太宗問道:“那為什麼不能封禪呢?”於是,魏征分析了當時的國情,從容地陳述了舉行封禪將幹擾以靜撫民政策的道理。他說:“陛下的功績雖高,但百姓心中還未記住你的恩惠;陛下的德行雖厚,恩澤還沒有遍施於人;華夏雖已安定,但還不足以負擔得起舉行祭告天地大禮的費用;吉祥的征兆雖然出現,但大小刑網還密布於天下;雖然連續幾年獲得豐收,但是糧倉還很空虛。”為了能夠使太宗回心轉意,魏征在講述了這些理由之後,又做了一個生動的比喻:“有一個人,十年間長期患病,經過治療,病剛剛治愈,卻虛弱不堪,如果這時硬要他背著一石米,同行百裏路,他一定無法辦到。”他說:“隋朝的禍亂非止十年,陛下作為治療這個頻遭喪亂的國家的良醫,解除了它的疾苦,雖已治平無事,但還沒有充實,這時就向天地祭告成功,我暗自感到疑惑。況且陛下東封泰山,各國前來參加慶典的使者都要向那裏聚集,遙遠邊地的人,無不疾速趕來。現在從伊、洛二水向東直到東海、泰山,草木叢生,遍布大澤,茫茫千裏,人煙斷絕,雞犬不聞,道路蕭條,進退艱阻,怎麼可以讓那些外族人來看這些虛弱之處呢?而且竭盡國家財力,不能滿足遠方來人的欲望;增加免除賦役的年份,不能補償百姓的勞苦,如果碰上水旱災害,天時變化,人們將橫生議論,那就後悔莫及了。”魏征通過入情入理的分析,終於打動了太宗。於是,太宗斷然收回成命,下了《停封禪詔》,並說:“卿輩皆以封禪為帝王盛事,朕意不然。若天下義安,家給人足,雖不封禪,庸何傷乎?”這表明他完全接受了魏征的觀點。此後,群臣又屢次請求封禪,但都未能成行。隻有統治者不無故使國力受損,以靜撫民的政策才能得以貫徹執行。

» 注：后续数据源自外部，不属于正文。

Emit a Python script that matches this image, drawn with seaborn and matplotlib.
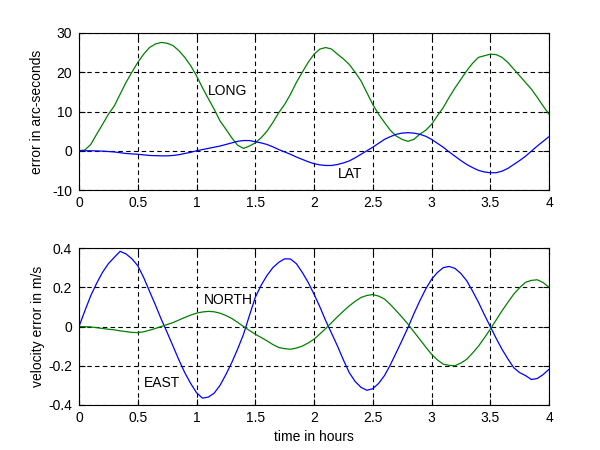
import numpy as np
import pandas as pd
import matplotlib
matplotlib.use("Agg")
import matplotlib.pyplot as plt
import seaborn as sns

hours = [round(0.05 * i, 2) for i in range(81)]

long_err = [0, 0.2, 1.6, 4.2, 6.7, 9.3, 11.4, 14.4, 17.4, 20.0,
            22.5, 24.6, 26.3, 27.2, 27.6, 27.4, 26.8, 25.5, 23.8, 21.7,
            19.1, 16.1, 13.3, 10.6, 7.6, 5.5, 3.3, 1.4, 0.6, 1.2,
            2.0, 3.3, 5.0, 7.2, 9.7, 11.8, 14.4, 17.4, 20.0, 22.5,
            24.6, 25.9, 26.3, 25.9, 24.6, 23.4, 22.0, 20.0, 17.8, 14.8,
            11.8, 9.3, 7.2, 5.2, 3.75, 2.9, 2.4, 2.9, 4.2, 5.2,
            6.7, 8.9, 11.0, 13.6, 16.0, 18.2, 20.4, 22.3, 23.8, 24.2,
            24.6, 24.5, 23.8, 22.5, 20.8, 19.1, 17.4, 15.7, 13.6, 11.4, 9.3]
lat_err = [0, 0, 0, -0.05, -0.1, -0.2, -0.3, -0.5, -0.7, -0.8,
           -0.9, -1.05, -1.2, -1.25, -1.3, -1.3, -1.2, -1.0, -0.7, -0.4,
           0, 0.3, 0.6, 0.9, 1.2, 1.6, 2.0, 2.4, 2.6, 2.6,
           2.3, 2.0, 1.6, 1.0, 0.3, -0.3, -0.9, -1.6, -2.2, -2.8,
           -3.3, -3.6, -3.75, -3.75, -3.5, -3.1, -2.6, -1.8, -0.9, 0,
           0.9, 1.9, 2.9, 3.6, 4.2, 4.5, 4.6, 4.5, 4.2, 3.7,
           2.9, 1.9, 0.9, -0.3, -1.4, -2.5, -3.5, -4.3, -5.0, -5.4,
           -5.6, -5.6, -5.2, -4.5, -3.5, -2.5, -1.4, -0.1, 1.2, 2.4, 3.6]

east_vel = [0, 0.08, 0.157, 0.22, 0.276, 0.32, 0.352, 0.383, 0.37, 0.345,
            0.31, 0.25, 0.18, 0.11, 0.037, -0.03, -0.1, -0.17, -0.235, -0.29,
            -0.337, -0.365, -0.36, -0.34, -0.3, -0.245, -0.184, -0.115, -0.04, 0.055,
            0.148, 0.21, 0.26, 0.3, 0.327, 0.345, 0.344, 0.32, 0.276, 0.225,
            0.165, 0.1, 0.029, -0.035, -0.1, -0.17, -0.235, -0.28, -0.31, -0.325,
            -0.317, -0.29, -0.25, -0.195, -0.133, -0.07, -0.005, 0.065, 0.13, 0.19,
            0.24, 0.275, 0.3, 0.306, 0.296, 0.27, 0.233, 0.18, 0.123, 0.06,
            0.0, -0.06, -0.116, -0.165, -0.21, -0.235, -0.25, -0.27, -0.265, -0.245, -0.218]
north_vel = [0, -0.001, -0.002, -0.006, -0.01, -0.014, -0.017, -0.022, -0.026, -0.03,
             -0.031, -0.027, -0.019, -0.01, 0.0, 0.01, 0.02, 0.033, 0.046, 0.058,
             0.068, 0.074, 0.077, 0.075, 0.068, 0.056, 0.041, 0.021, 0.0, -0.02,
             -0.039, -0.056, -0.073, -0.092, -0.107, -0.113, -0.116, -0.11, -0.1, -0.084,
             -0.065, -0.038, -0.01, 0.02, 0.05, 0.078, 0.105, 0.128, 0.148, 0.158,
             0.163, 0.155, 0.14, 0.112, 0.08, 0.047, 0.012, -0.027, -0.065, -0.104,
             -0.141, -0.17, -0.192, -0.198, -0.2, -0.186, -0.167, -0.135, -0.1, -0.058,
             -0.014, 0.033, 0.08, 0.123, 0.165, 0.198, 0.225, 0.235, 0.238, 0.224, 0.2]

top_yticks = [-10, 0, 10, 20, 30]
bot_yticks = [-0.4, -0.2, 0, 0.2, 0.4]
bot_yticklabels = ["-0.4", "-0.2", "0", "0.2", "0.4"]
xticks = [0, 0.5, 1, 1.5, 2, 2.5, 3, 3.5, 4]
xticklabels = ["0", "0.5", "1", "1.5", "2", "2.5", "3", "3.5", "4"]

sns.set_theme(style="white")
plt.rcParams['font.family'] = ['Liberation Sans', 'DejaVu Sans']
plt.rcParams['font.size'] = 10
plt.rcParams['text.color'] = 'black'
plt.rcParams['axes.labelcolor'] = 'black'

GREEN = "#008000"
BLUE = "#0000ff"
FS = 10

fig = plt.figure(figsize=(6, 4.5), dpi=100)
ax1 = fig.add_axes([79/600, 1-190/450, 470/600, 157/450])
ax2 = fig.add_axes([79/600, 1-405/450, 470/600, 157/450])

df1 = pd.DataFrame({"t": hours, "LONG": long_err, "LAT": lat_err})
df2 = pd.DataFrame({"t": hours, "EAST": east_vel, "NORTH": north_vel})

sns.lineplot(data=df1, x="t", y="LONG", ax=ax1, color=GREEN, linewidth=0.9)
sns.lineplot(data=df1, x="t", y="LAT", ax=ax1, color=BLUE, linewidth=0.9)
sns.lineplot(data=df2, x="t", y="EAST", ax=ax2, color=BLUE, linewidth=0.9)
sns.lineplot(data=df2, x="t", y="NORTH", ax=ax2, color=GREEN, linewidth=0.9)

for ax in (ax1, ax2):
    ax.set_xlim(0, 4)
    ax.set_xticks(xticks)
    ax.set_xticklabels(xticklabels)
    ax.grid(True, color="black", linestyle=(0, (4, 3)), linewidth=0.8)
    ax.set_axisbelow(True)
    for s in ax.spines.values():
        s.set_color("black")
        s.set_linewidth(0.8)
    ax.tick_params(direction="in", length=4, width=0.8, colors="black",
                   labelcolor="black", labelsize=FS,
                   top=True, right=True, bottom=True, left=True)
    ax.tick_params(axis="y", pad=5)
    ax.tick_params(axis="x", pad=4)

ax1.set_ylim(-10, 30)
ax1.set_yticks(top_yticks)
ax1.set_yticklabels([str(v) for v in top_yticks])
ax1.set_xlabel("")
ax1.set_ylabel("error in arc-seconds", fontsize=FS, labelpad=6, color="black")
ax1.text(1.1, 15.2, "LONG", fontsize=FS, va="center", ha="left", color="black")
ax1.text(2.2, -5.9, "LAT", fontsize=FS, va="center", ha="left", color="black")

ax2.set_ylim(-0.4, 0.4)
ax2.set_yticks(bot_yticks)
ax2.set_yticklabels(bot_yticklabels)
ax2.set_xlabel("time in hours", fontsize=FS, labelpad=4, color="black")
ax2.set_ylabel("velocity error in m/s", fontsize=FS, labelpad=2, color="black")
ax2.text(1.06, 0.135, "NORTH", fontsize=FS, va="center", ha="left", color="black")
ax2.text(0.55, -0.29, "EAST", fontsize=FS, va="center", ha="left", color="black")

fig.savefig("out.png", dpi=100, facecolor="white")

要想以靜撫民,統治者必須節製自己的貪欲,提倡儉樸,力戒奢靡,魏征為此多次告誡唐太宗要“戒奢以儉”。太宗鑒於隋煬帝的教訓,貞觀初期還是很注意節儉的。貞觀四年(633年),他對侍臣說:“崇飾宮宇,遊賞池台,帝王之所欲,百姓之所不欲。帝王所欲者放逸,百姓所不欲者勞弊”,“勞弊之事,誠不可施於百姓”。這話說得很是在理。魏征順水推舟,加以發揮說:“陛下本憐百姓,每節己以順人,臣聞‘以欲從人者昌,以人樂己者亡。’隋煬帝誌在無厭,唯好奢侈,所司每有供奉營造,小不稱意,則有峻罰嚴刑。上之所好,下必甚焉,竟為無限,遂至滅亡。此非書籍所傳,亦陛下自所親見。為典無道,故天命陛下代之。陛下若以為足,今日不啼不足矣;若以為不足,更萬倍過亦不足。”太宗被他的直諫深深地打動了,說:“公所奏對甚善!非公,朕安得聞此言?”

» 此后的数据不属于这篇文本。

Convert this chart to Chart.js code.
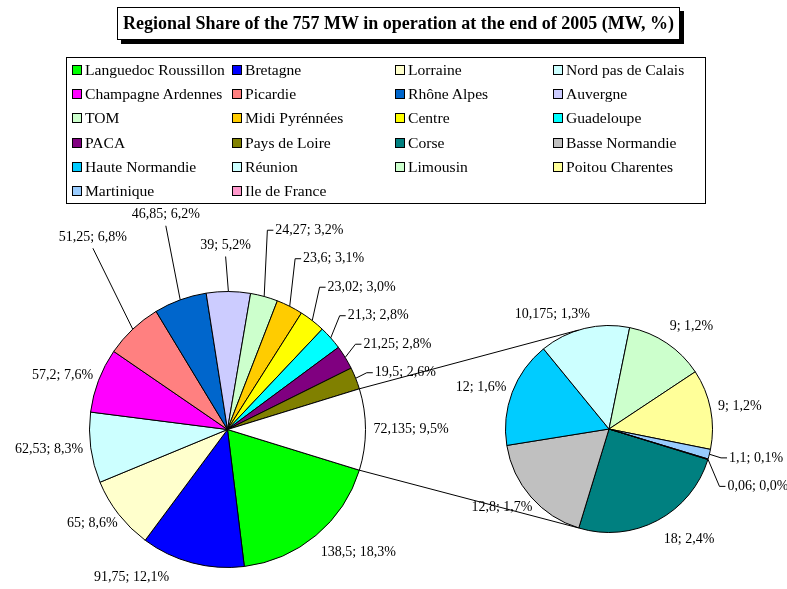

然而,一個至尊無上的君主,能夠克製自己,是很不容易的。隨著經濟的恢複,太宗也時不時地追求起奢靡和享樂來,對此,魏征千方百計地進行匡正。貞觀十一年(637年),太宗在洛陽建造了飛山宮,魏征即上疏說:隋朝統治30多年,勢力及於萬裏,連外國也懼服它的聲威,可是一下子就崩潰了,難道煬帝不樂意太平而喜歡滅亡嗎?這是因為他恃其富強,不虞後患所遺成的。現在隋朝的天下已歸大唐所有了,那麼該怎麼辦呢?他講有上、次、下三策:“若能鑒彼所以亡,念我所以得,焚寶衣,毀廣廈,安處卑宮,德之上也。若成功不廢,即仍其舊,除其不急,德之次也。不唯王業之艱難,謂天命可恃,因基增舊,甘心侈靡,使人不見德而勞役是聞,斯為下矣。”勸誡太宗要采取上策,甘心居住在卑陋的宮殿裏,不要大興土木。

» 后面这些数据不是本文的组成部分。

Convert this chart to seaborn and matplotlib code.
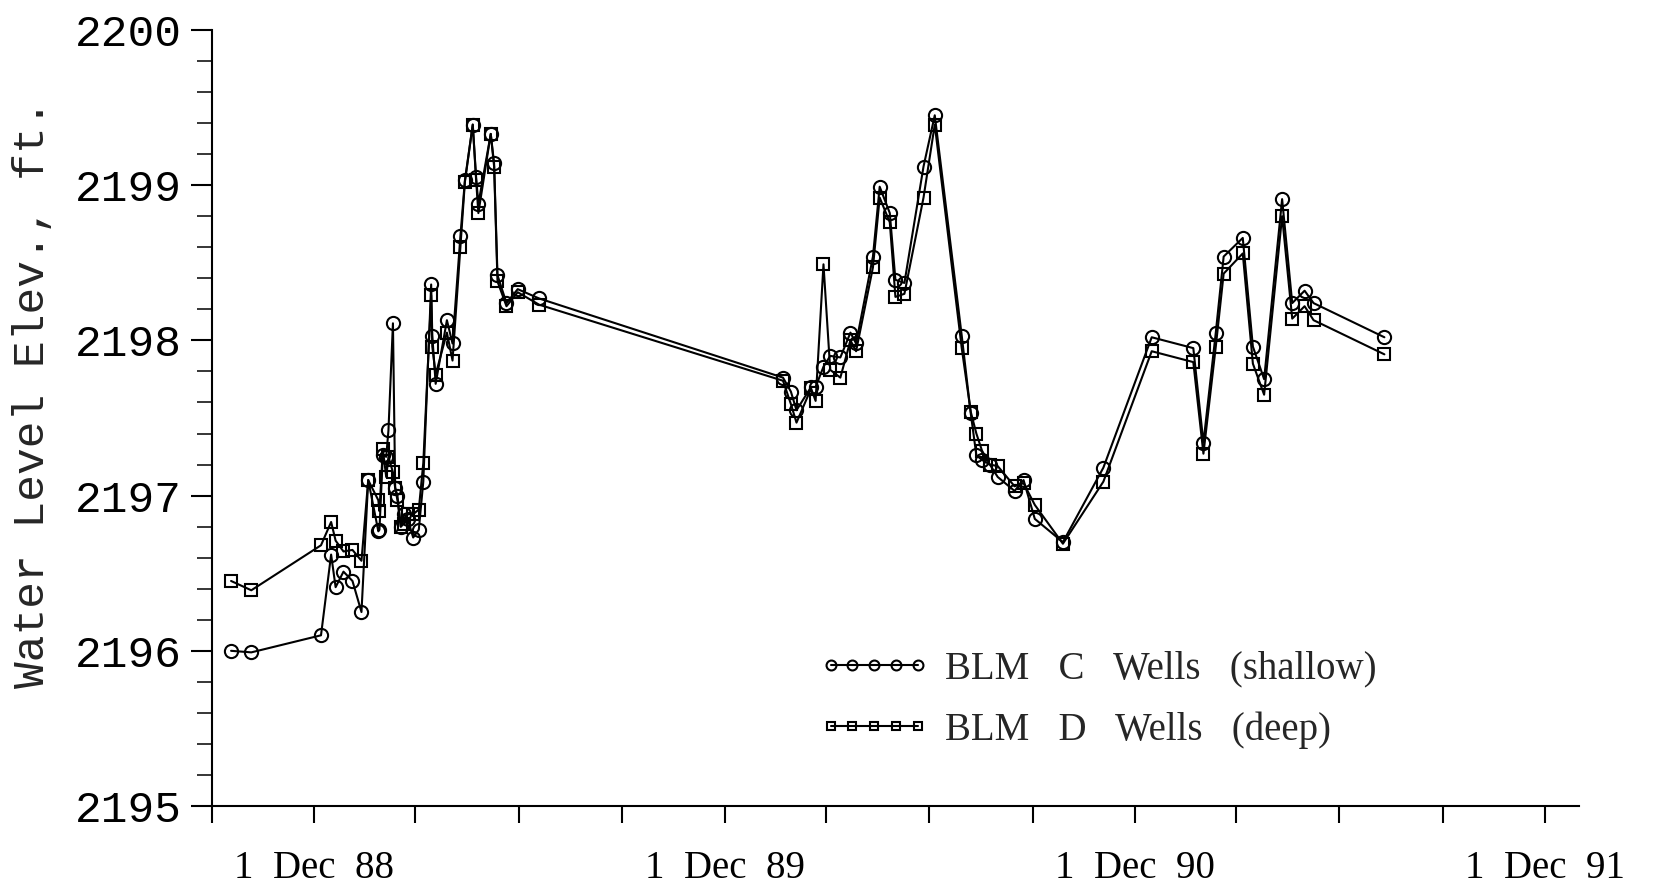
import pandas as pd
import matplotlib
matplotlib.use("Agg")
import matplotlib.pyplot as plt
import matplotlib.dates as mdates
from matplotlib.ticker import MultipleLocator
import seaborn as sns

sns.set_theme(style="ticks")
plt.rcParams["font.family"] = ["Liberation Serif", "DejaVu Serif"]

### Data ###

dates = [
    "1988-09-18", "1988-10-06", "1988-12-07", "1988-12-16", "1988-12-20", "1988-12-27",
    "1989-01-04", "1989-01-12", "1989-01-18", "1989-01-27", "1989-01-28", "1989-01-31",
    "1989-02-03", "1989-02-05", "1989-02-09", "1989-02-11", "1989-02-13", "1989-02-16",
    "1989-02-19", "1989-02-22", "1989-02-27", "1989-03-04", "1989-03-08", "1989-03-15",
    "1989-03-16", "1989-03-19", "1989-03-29", "1989-04-03", "1989-04-10", "1989-04-14",
    "1989-04-21", "1989-04-24", "1989-04-26", "1989-05-07", "1989-05-10", "1989-05-13",
    "1989-05-21", "1989-05-31", "1989-06-19",
    "1990-01-22", "1990-01-29", "1990-02-03", "1990-02-16", "1990-02-20", "1990-02-27",
    "1990-03-05", "1990-03-14", "1990-03-23", "1990-03-28", "1990-04-12", "1990-04-18",
    "1990-04-27", "1990-05-02", "1990-05-10", "1990-05-27", "1990-06-06", "1990-06-30",
    "1990-07-08", "1990-07-13", "1990-07-18", "1990-07-25", "1990-08-01", "1990-08-16",
    "1990-08-24", "1990-09-03", "1990-09-28", "1990-11-03", "1990-12-16",
    "1991-01-22", "1991-01-31", "1991-02-11", "1991-02-18", "1991-03-07", "1991-03-16",
    "1991-03-26", "1991-04-11", "1991-04-20", "1991-05-01", "1991-05-09", "1991-07-11",
]

shallow_c = [
    2196.00, 2195.99, 2196.10, 2196.62, 2196.41, 2196.51,
    2196.45, 2196.25, 2197.10, 2196.77, 2196.78, 2197.26,
    2197.25, 2197.42, 2198.11, 2197.05, 2197.00, 2196.80,
    2196.88, 2196.85, 2196.73, 2196.78, 2197.09, 2198.36,
    2198.03, 2197.72, 2198.13, 2197.98, 2198.67, 2199.03,
    2199.39, 2199.05, 2198.88, 2199.33, 2199.14, 2198.42,
    2198.24, 2198.33, 2198.27,
    2197.76, 2197.67, 2197.55, 2197.70, 2197.70, 2197.83,
    2197.90, 2197.89, 2198.05, 2197.98, 2198.54, 2198.99,
    2198.82, 2198.39, 2198.37, 2199.12, 2199.45, 2198.03,
    2197.53, 2197.26, 2197.23, 2197.20, 2197.12, 2197.03,
    2197.10, 2196.85, 2196.70, 2197.18, 2198.02,
    2197.95, 2197.34, 2198.05, 2198.54, 2198.66, 2197.96,
    2197.75, 2198.91, 2198.24, 2198.32, 2198.24, 2198.02,
]

deep_d = [
    2196.45, 2196.39, 2196.68, 2196.83, 2196.71, 2196.64,
    2196.65, 2196.58, 2197.10, 2196.97, 2196.90, 2197.30,
    2197.12, 2197.25, 2197.15, 2197.05, 2196.97, 2196.80,
    2196.82, 2196.88, 2196.88, 2196.91, 2197.21, 2198.29,
    2197.96, 2197.78, 2198.05, 2197.87, 2198.60, 2199.02,
    2199.39, 2199.03, 2198.82, 2199.33, 2199.12, 2198.38,
    2198.22, 2198.31, 2198.23,
    2197.74, 2197.59, 2197.47, 2197.69, 2197.61, 2198.49,
    2197.81, 2197.76, 2198.00, 2197.93, 2198.47, 2198.92,
    2198.76, 2198.28, 2198.30, 2198.92, 2199.39, 2197.95,
    2197.54, 2197.40, 2197.29, 2197.20, 2197.19, 2197.06,
    2197.08, 2196.94, 2196.69, 2197.09, 2197.93,
    2197.86, 2197.27, 2197.96, 2198.43, 2198.56, 2197.85,
    2197.65, 2198.80, 2198.14, 2198.22, 2198.13, 2197.91,
]

series_labels = ["BLM   C   Wells   (shallow)", "BLM   D   Wells   (deep)"]
x_tick_dates = ["1988-12-01", "1989-12-01", "1990-12-01", "1991-12-01"]
x_tick_labels = ["1  Dec  88", "1  Dec  89", "1  Dec  90", "1  Dec  91"]
y_ticks = [2195, 2196, 2197, 2198, 2199, 2200]
y_label = "Water Level Elev., ft."

df = pd.DataFrame({"Date": pd.to_datetime(dates), "C": shallow_c, "D": deep_d})

### Plot ###

fig = plt.figure(figsize=(16.69, 8.88), dpi=100)
ax = fig.add_axes([0.127, 0.0923, 0.819, 0.874])

for col, mk, ms, lab in [("C", "o", 9.5, series_labels[0]), ("D", "s", 8.5, series_labels[1])]:
    sns.lineplot(data=df, x="Date", y=col, ax=ax, color="black", lw=1.5,
                 marker=mk, ms=ms, mfc="none", mec="black", mew=1.5,
                 estimator=None, errorbar=None, sort=False, label=lab)

ax.set_xlim(pd.Timestamp("1988-09-01"), pd.Timestamp("1991-12-31"))
ax.set_xticks(pd.to_datetime(x_tick_dates), labels=x_tick_labels, fontsize=28)
ax.xaxis.set_minor_locator(mdates.MonthLocator(bymonth=[3, 6, 9]))
ax.set_xlabel("")

ax.set_ylim(2195, 2200)
ax.set_yticks(y_ticks, labels=[str(v) for v in y_ticks],
              fontfamily="Liberation Mono", fontsize=32)
ax.yaxis.set_minor_locator(MultipleLocator(0.2))
ax.set_ylabel(y_label, fontfamily="Liberation Mono", fontsize=32)
ax.yaxis.set_label_coords(-0.116, 0.531)

for axis in ["top", "right"]:
    ax.spines[axis].set_visible(False)
for axis in ["left", "bottom"]:
    ax.spines[axis].set_linewidth(1.5)
    ax.spines[axis].set_color("black")

ax.tick_params(axis="y", which="major", length=15, width=1.5, pad=7, colors="black")
ax.tick_params(axis="y", which="minor", length=11, width=1.3)
ax.tick_params(axis="x", which="both", length=12, width=1.5, pad=20, colors="black")

ax.legend(loc="center left", bbox_to_anchor=(0.444, 0.137), frameon=False,
          numpoints=5, markerscale=0.75, handlelength=2.85, handletextpad=0.4,
          labelspacing=0.6, fontsize=28, borderpad=0, borderaxespad=0)

fig.savefig("out.png", dpi=100)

貞觀十二年(638年),太宗東巡將至洛陽,路上住在顯仁宮,往往因供應不周而責罰人。魏征進言說:陛下這次行幸洛陽,是因為這裏原是舊時的征行之處,想加恩於故老的,但是這裏的人們未蒙恩澤,官司苑監卻受到不少責罰,或者由於供奉的食物不夠精美,或者由於本地人民不給奉獻食物,“此則不思止足,誌存奢靡,既乖行幸本心,何以負百姓所望?”“隋主每命在下多作獻食,好為供奉,倘不好不多,則有威罰。上之所好,下必有甚,竟為無限,遂至滅亡”,“為其無道,故天命陛下代之,當需戰戰兢兢,每事儉約,參蹤盛烈,貽訓子孫,奈何令在下之人悔不為奢麗也?”太宗大驚說:“今後決不會再發生這類事了。”
由於魏征等人的匡正,太宗基本上做到了儉樸自持,即令晚年興建的玉華宮,也還是“務以儉約”,“正政瓦覆,餘皆葺之以茅”而已。雖然他在晚年漸趨追求享樂,然而奢侈腐化的現象終未能占據支配的地位。
封建社會是以農為本的,農業是生產部門,農民是主要生產者,因此,減輕負擔,恢複和發展農業生產,是國家發展的關鍵。魏征對此有明確的認識,在他的建議和勸諫下,太宗在唐初力行均田,采取減免賦稅等措施,對農業生產的恢複均起了促進作用。
農業是封建時代社會經濟的主要部門,農夫在士、農、工、商四民的人口總數中占有絕大的比重。因此,魏征的靜以撫民、恢複和發展經濟,主要體現在他對農民和農業生產的關注之上,勸課農桑成了重視恢複和發展農業生產的一項帶有根本性質的政策。為勸課農桑,唐太宗恢複了古代的“藉田”之禮。“藉田”之禮及其儀式,始見於《國語·周語上》的記載,體現了西周統治階級對於“民之大事在農”的重視,即所謂“王事唯農是務,無有求利於其官,以幹農功”。春秋戰國的幾百年間,諸侯征戰,藉田之禮遂廢。西漢初年的漢文帝,重視恢複發展農業,曾行藉田之禮,並導致了“文景之治”的出現。漢末以來,國家分裂,藉田之禮亦被廢棄達數百年之久。